Bard will probably be able to dictate the length of his stay by the way he pitches.

Asked if Bard could regain permanent residence in Boston's bullpen, manager John Farrell said, "He's here to do just that -- to perform and be a regular in our bullpen."

After spending the early part of the season at Double-A Portland with a pitching coach he has known for years in Bob Kipper, Bard feels he's ready to get Major League hitters out on a consistent basis again.

"It's good to be here," said Bard. "It's been an interesting road, but I think going to Portland for a little while was probably the best thing. It was a good group of guys. I couldn't ask for more out of the coaching staff there. They were awesome. It's always nice to see this place."

After the lost season of 2012, the Red Sox did see some good things out of Bard in Spring Training. He was sent to Double-A so he could refine his mechanics and regain the consistency of his delivery. In eight games with the Sea Dogs, Bard was 0-1 with a 4.00 ERA, allowed eights, four walks and notched four strikeouts.

Did it work?

"I think so," Bard said. "My delivery feels simple right now. It feels easy to repeat. Kip was a great guy to work with. He kind of pounds things into your head, almost to where it gets annoying, but it's good. I think everyone agrees that's played for him -- it sticks. He genuinely cares. I couldn't ask for a better guy to work with."

For the latter part of 2009 and the following two seasons, Bard owned the eighth inning for the Red Sox.

The club currently has depth in that area now with Junichi Tazawa, Koji Uehara and Andrew Bailey, so Bard will be more of a middle man for now.

"Probably in early relief situations," said Farrell. "We feel like with Taz, Koji and Andrew, that's the back end of our bullpen right now. Right now, I think it's a matter of him getting back, acclimated to this level and building some confidence along the way."

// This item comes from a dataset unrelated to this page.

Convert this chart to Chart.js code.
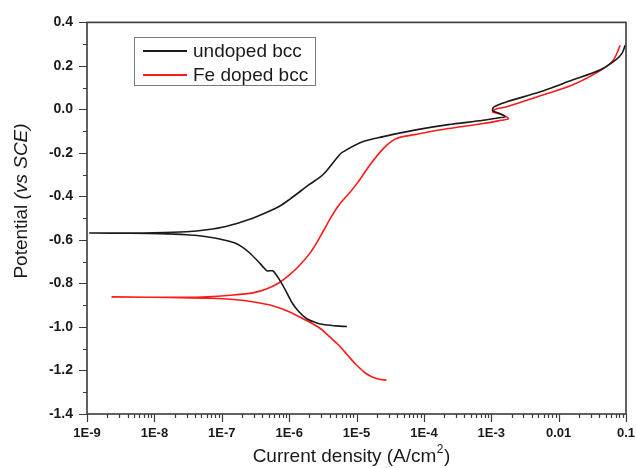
<!DOCTYPE html>
<html>
<head>
<meta charset="utf-8">
<script src="https://cdn.jsdelivr.net/npm/chart.js@4.4.0/dist/chart.umd.min.js"></script>
<style>
  body { margin: 0; background: #fff; }
  #wrap { width: 636px; height: 468px; }
</style>
</head>
<body>
<div id="wrap"><canvas id="myChart" width="636" height="468"></canvas></div>
<script>
//Data
let seriesNames = ['undoped bcc', 'Fe doped bcc'];

// undoped: cathodic end -> Ecorr tip -> anodic end
let undopedCurrent = [7.2e-6, 5e-6, 3.2e-6, 2.4e-6, 1.8e-6, 1.4e-6, 1.13e-6, 9.5e-7, 7.8e-7, 6.5e-7, 5.7e-7, 4.7e-7, 4.2e-7, 3.5e-7, 2.6e-7, 2e-7, 1.5e-7, 1e-7, 6e-8, 3e-8, 1.2e-8, 4e-9, 1.1e-9,
  3e-9, 1e-8, 3e-8, 6e-8, 1.15e-7, 2.6e-7, 4.5e-7, 7.2e-7, 1.02e-6, 2e-6, 3.2e-6, 5.6e-6, 6.4e-6, 1.2e-5, 2.5e-5, 7.6e-5, 2.3e-4, 7.6e-4, 1.3e-3, 1.6e-3, 1.4e-3, 1.05e-3, 1.1e-3, 1.7e-3, 5.2e-3, 1.6e-2, 4.1e-2, 7.2e-2, 8.8e-2, 9.7e-2];
let undopedPotential = [-0.998, -0.995, -0.989, -0.978, -0.961, -0.93, -0.893, -0.85, -0.801, -0.762, -0.742, -0.742, -0.727, -0.70, -0.66, -0.632, -0.612, -0.598, -0.585, -0.576, -0.571, -0.569, -0.568,
  -0.568, -0.567, -0.562, -0.553, -0.538, -0.505, -0.475, -0.445, -0.413, -0.345, -0.299, -0.208, -0.194, -0.15, -0.125, -0.094, -0.07, -0.05, -0.038, -0.034, -0.022, -0.005, 0.012, 0.035, 0.08, 0.135, 0.181, 0.23, 0.26, 0.295];

// Fe doped
let dopedCurrent = [2.8e-5, 2e-5, 1.4e-5, 1e-5, 7.4e-6, 5.5e-6, 4.1e-6, 2.9e-6, 1.8e-6, 1e-6, 5.7e-7, 3e-7, 1.5e-7, 7e-8, 2.5e-8, 2.35e-9,
  2e-8, 5e-8, 1.5e-7, 3e-7, 4.5e-7, 7e-7, 1e-6, 1.4e-6, 2e-6, 2.6e-6, 3.2e-6, 4.2e-6, 5.6e-6, 7.8e-6, 1.02e-5, 1.6e-5, 2.5e-5, 3.9e-5, 8.6e-5, 2.3e-4, 7.6e-4, 1.4e-3, 1.8e-3, 1.5e-3, 1.05e-3, 1.2e-3, 1.7e-3, 5.2e-3, 1.6e-2, 4.5e-2, 6.6e-2, 8.2e-2];
let dopedPotential = [-1.245, -1.238, -1.215, -1.175, -1.13, -1.085, -1.048, -1.007, -0.970, -0.93, -0.902, -0.885, -0.874, -0.868, -0.865, -0.862,
  -0.864, -0.862, -0.853, -0.842, -0.827, -0.798, -0.762, -0.72, -0.664, -0.61, -0.56, -0.495, -0.436, -0.385, -0.34, -0.253, -0.18, -0.134, -0.112, -0.088, -0.065, -0.05, -0.043, -0.025, -0.011, 0.003, 0.012, 0.062, 0.112, 0.185, 0.23, 0.295];

let xTickValues = [1e-9, 1e-8, 1e-7, 1e-6, 1e-5, 1e-4, 1e-3, 0.01, 0.1];
let xTickLabels = ['1E-9', '1E-8', '1E-7', '1E-6', '1E-5', '1E-4', '1E-3', '0.01', '0.1'];

const FONT = '"Liberation Sans", Arial, sans-serif';

function toPoints(xs, ys) {
  return xs.map((v, i) => ({x: v, y: ys[i]}));
}

// frame, tick marks, axis titles and legend
const decor = {
  id: 'decor',
  afterDraw(chart) {
    const ctx = chart.ctx;
    const a = chart.chartArea;
    const x = chart.scales.x, y = chart.scales.y;
    ctx.save();
    ctx.strokeStyle = '#3a3a3a';
    ctx.lineWidth = 1.6;
    ctx.strokeRect(a.left, a.top, a.right - a.left, a.bottom - a.top);

    ctx.lineWidth = 1.2;
    ctx.beginPath();
    for (let i = 0; i <= 18; i++) {
      let py = Math.round(y.getPixelForValue(-1.4 + i * 0.1)) + 0.5;
      let len = i % 2 === 0 ? 8 : 4;
      ctx.moveTo(a.left, py);
      ctx.lineTo(a.left - len, py);
    }
    for (let e = -9; e <= -1; e++) {
      for (let m = 1; m <= 9; m++) {
        if (e === -1 && m > 1) break;
        let px = Math.round(x.getPixelForValue(m * Math.pow(10, e))) + 0.5;
        let len = m === 1 ? 8 : 4;
        ctx.moveTo(px, a.bottom);
        ctx.lineTo(px, a.bottom + len);
      }
    }
    ctx.stroke();

    // x title
    ctx.fillStyle = '#1a1a1a';
    ctx.textBaseline = 'alphabetic';
    ctx.textAlign = 'left';
    ctx.font = '19px ' + FONT;
    let t1 = 'Current density (A/cm', t3 = ')';
    let w1 = ctx.measureText(t1).width, w3 = ctx.measureText(t3).width;
    ctx.font = '12px ' + FONT;
    let w2 = ctx.measureText('2').width;
    let sx = 351 - (w1 + w2 + w3) / 2;
    ctx.font = '19px ' + FONT;
    ctx.fillText(t1, sx, 462);
    ctx.fillText(t3, sx + w1 + w2 + 1, 462);
    ctx.font = '12px ' + FONT;
    ctx.fillText('2', sx + w1 + 0.5, 453);

    // y title
    ctx.save();
    ctx.translate(27, 201);
    ctx.rotate(-Math.PI / 2);
    ctx.font = '19px ' + FONT;
    let p1 = 'Potential ';
    let pw1 = ctx.measureText(p1).width;
    ctx.font = 'italic 19px ' + FONT;
    let p2 = '(vs SCE)';
    let pw2 = ctx.measureText(p2).width;
    let st = -(pw1 + pw2) / 2;
    ctx.font = '19px ' + FONT;
    ctx.fillText(p1, st, 0);
    ctx.font = 'italic 19px ' + FONT;
    ctx.fillText(p2, st + pw1, 0);
    ctx.restore();

    // legend
    ctx.strokeStyle = '#7a7a7a';
    ctx.lineWidth = 1;
    ctx.strokeRect(134.5, 37.5, 181, 48);
    ctx.font = '19px ' + FONT;
    ctx.textBaseline = 'middle';
    chart.data.datasets.forEach((ds, i) => {
      let ly = 51 + i * 24;
      ctx.strokeStyle = ds.borderColor;
      ctx.lineWidth = 2;
      ctx.beginPath();
      ctx.moveTo(143, ly);
      ctx.lineTo(187, ly);
      ctx.stroke();
      ctx.fillStyle = '#1a1a1a';
      ctx.fillText(ds.label, 193, ly + 1);
    });
    ctx.restore();
  }
};

var ctx = document.getElementById('myChart').getContext('2d');
var myChart = new Chart(ctx, {
  type: 'scatter',
  data: {
    datasets: [{
      label: seriesNames[0],
      data: toPoints(undopedCurrent, undopedPotential),
      borderColor: '#1a1a1a',
      borderWidth: 1.6,
      showLine: true,
      pointRadius: 0,
      tension: 0.3
    }, {
      label: seriesNames[1],
      data: toPoints(dopedCurrent, dopedPotential),
      borderColor: '#ff1a1a',
      borderWidth: 1.6,
      showLine: true,
      pointRadius: 0,
      tension: 0.3
    }]
  },
  options: {
    responsive: false,
    animation: false,
    devicePixelRatio: 1,
    layout: { padding: { left: 0, right: 0, top: 20, bottom: 0 } },
    plugins: { legend: { display: false }, tooltip: { enabled: false } },
    scales: {
      x: {
        type: 'logarithmic',
        min: 1e-9,
        max: 0.1,
        grid: { display: false, drawTicks: false, tickLength: 0 },
        border: { display: false },
        afterBuildTicks: scale => { scale.ticks = xTickValues.map(v => ({value: v})); },
        afterFit: scale => { scale.height = 54; scale.paddingRight = 10; },
        ticks: {
          padding: 12,
          maxRotation: 0,
          autoSkip: false,
          color: '#1a1a1a',
          font: { family: FONT, size: 13, weight: 'bold' },
          callback: function (value) {
            let i = xTickValues.findIndex(v => Math.abs(v - value) / v < 1e-6);
            return i >= 0 ? xTickLabels[i] : '';
          }
        }
      },
      y: {
        min: -1.4,
        max: 0.4,
        grid: { display: false, drawTicks: false, tickLength: 0 },
        border: { display: false },
        afterFit: scale => { scale.width = 87; },
        ticks: {
          stepSize: 0.2,
          padding: 14,
          color: '#1a1a1a',
          font: { family: FONT, size: 14, weight: 'bold' },
          callback: v => (Math.round(v * 10) / 10).toFixed(1)
        }
      }
    }
  },
  plugins: [decor]
});
</script>
</body>
</html>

Hanrahan set for Minors rehabilitation assignment

BAL@BOS: Hanrahan shuts the door in the ninth

BOSTON -- Closer Joel Hanrahan appeared to pass his final test on Wednesday when he threw another bullpen session to test his right hamstring.

The next time the reliever will pitch in a game should be Friday, when he begins a Minor League rehab assignment.

If Hanrahan pitches for Triple-A Pawtucket on Friday, the venue would be Buffalo. The PawSox return for a long homestand after that. The righty would probably only need two to three rehab appearances before coming back to the Red Sox.

Lefty reliever Craig Breslow, who struggled in poor weather conditions for Double-A Portland on Tuesday, will pitch for Pawtucket on Saturday.

There is no timetable for lefty Franklin Morales to pitch in a game. His Minor League rehab has been interrupted by a strained pectoral muscle. Because he already made a start for Class A Greenville, the Red Sox can stop the 30-day clock on his rehab and then restart it if need be.

Worth noting

• There was an umpire switch in mid-game on Wednesday. Home-plate umpire (and crew chief) Jerry Layne exited the game in the top of the fourth inning, most likely due to getting hit on his left hand by a foul ball off the bat of Derek Norris in the third inning. Second-base umpire Mike Estabrook moved behind the plate for the top of the fourth and a three-man crew was used for the rest of the game.